**Exercise description**.
Exactly as written, write out the lines below from the first to the one containing "ax.set_yticks(np.arange(0.5, 9, 1), minor=True)", inclusive. Pictures do not belong in the copy.

**Provided data**.
◇ ◇ ◇

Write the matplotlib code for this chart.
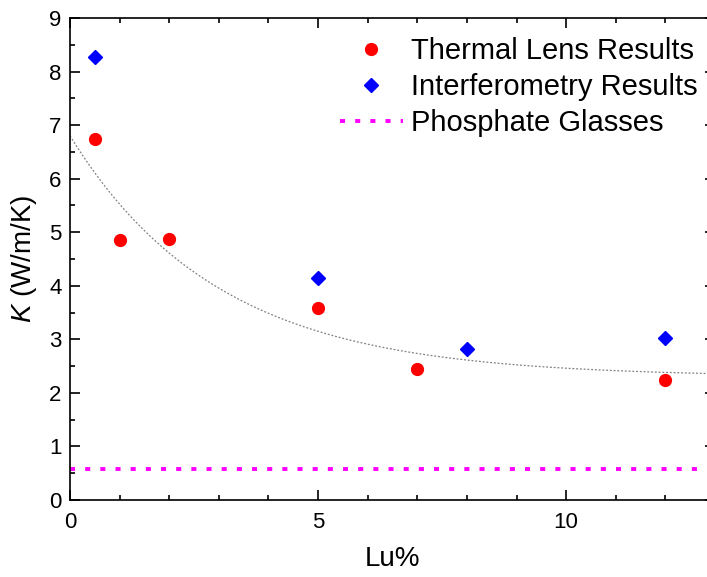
import matplotlib
matplotlib.use("Agg")
import matplotlib.pyplot as plt
import numpy as np

plt.rcParams['font.family'] = ['Liberation Sans', 'DejaVu Sans']
plt.rcParams['mathtext.fontset'] = 'custom'
plt.rcParams['mathtext.rm'] = 'Liberation Sans'
plt.rcParams['mathtext.it'] = 'Liberation Sans:italic'

# Thermal lens results
tl_lu = [0.5, 1, 2, 5, 7, 12]
tl_k = [6.75, 4.85, 4.87, 3.58, 2.45, 2.24]

# Interferometry results
if_lu = [0.5, 5, 8, 12]
if_k = [8.27, 4.15, 2.82, 3.03]

# Phosphate glasses reference level
phosphate_k = 0.57

# Exponential decay fit: y0 + A*exp(-x/t)
fit_y0, fit_a, fit_t = 2.3, 4.5, 3.0

fig = plt.figure(figsize=(7.07, 5.77), dpi=100)
ax = fig.add_axes([70 / 707, 77 / 577, 645 / 707, 482 / 577])

xs = np.linspace(0, 13, 300)
ax.plot(xs, fit_y0 + fit_a * np.exp(-xs / fit_t), color='gray', lw=0.9, ls=(0, (1.5, 1.5)), zorder=1)

ax.plot(tl_lu, tl_k, 'o', color='red', ms=8.5, ls='none', label='Thermal Lens Results', zorder=3)
ax.plot(if_lu, if_k, 'D', color='blue', ms=7, ls='none', label='Interferometry Results', zorder=3)
ax.axhline(phosphate_k, color='magenta', lw=2.8, dashes=(1.3, 2.6), dash_capstyle='butt',
           label='Phosphate Glasses', zorder=2)

ax.set_xlim(0, 13)
ax.set_ylim(0, 9)
ax.set_xticks([0, 5, 10])
ax.set_xticks(np.arange(0, 14, 1), minor=True)
ax.set_yticks(np.arange(0, 10, 1))
ax.set_yticks(np.arange(0.5, 9, 1), minor=True)

for s in ax.spines.values():
    s.set_linewidth(1.2)
ax.tick_params(which='both', direction='in', top=True, right=True, width=1.2, labelsize=16)
ax.tick_params(which='major', length=7)
ax.tick_params(which='minor', length=3.5)
ax.tick_params(axis='x', pad=9)
ax.tick_params(axis='y', pad=6)

ax.set_xlabel('Lu%', fontsize=20, labelpad=9)
ax.set_ylabel(r'$K$ (W/m/K)', fontsize=20, labelpad=7)

ax.legend(loc='upper right', bbox_to_anchor=(1.003, 1.0), frameon=False, fontsize=21,
          handlelength=2.15, handletextpad=0.3, labelspacing=0.28, borderaxespad=0.25)

fig.savefig('out.png', dpi=100)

◇ ◇ ◇

**Finished answer**.
Write the matplotlib code for this chart.
import matplotlib
matplotlib.use("Agg")
import matplotlib.pyplot as plt
import numpy as np

plt.rcParams['font.family'] = ['Liberation Sans', 'DejaVu Sans']
plt.rcParams['mathtext.fontset'] = 'custom'
plt.rcParams['mathtext.rm'] = 'Liberation Sans'
plt.rcParams['mathtext.it'] = 'Liberation Sans:italic'

# Thermal lens results
tl_lu = [0.5, 1, 2, 5, 7, 12]
tl_k = [6.75, 4.85, 4.87, 3.58, 2.45, 2.24]

# Interferometry results
if_lu = [0.5, 5, 8, 12]
if_k = [8.27, 4.15, 2.82, 3.03]

# Phosphate glasses reference level
phosphate_k = 0.57

# Exponential decay fit: y0 + A*exp(-x/t)
fit_y0, fit_a, fit_t = 2.3, 4.5, 3.0

fig = plt.figure(figsize=(7.07, 5.77), dpi=100)
ax = fig.add_axes([70 / 707, 77 / 577, 645 / 707, 482 / 577])

xs = np.linspace(0, 13, 300)
ax.plot(xs, fit_y0 + fit_a * np.exp(-xs / fit_t), color='gray', lw=0.9, ls=(0, (1.5, 1.5)), zorder=1)

ax.plot(tl_lu, tl_k, 'o', color='red', ms=8.5, ls='none', label='Thermal Lens Results', zorder=3)
ax.plot(if_lu, if_k, 'D', color='blue', ms=7, ls='none', label='Interferometry Results', zorder=3)
ax.axhline(phosphate_k, color='magenta', lw=2.8, dashes=(1.3, 2.6), dash_capstyle='butt',
           label='Phosphate Glasses', zorder=2)

ax.set_xlim(0, 13)
ax.set_ylim(0, 9)
ax.set_xticks([0, 5, 10])
ax.set_xticks(np.arange(0, 14, 1), minor=True)
ax.set_yticks(np.arange(0, 10, 1))
ax.set_yticks(np.arange(0.5, 9, 1), minor=True)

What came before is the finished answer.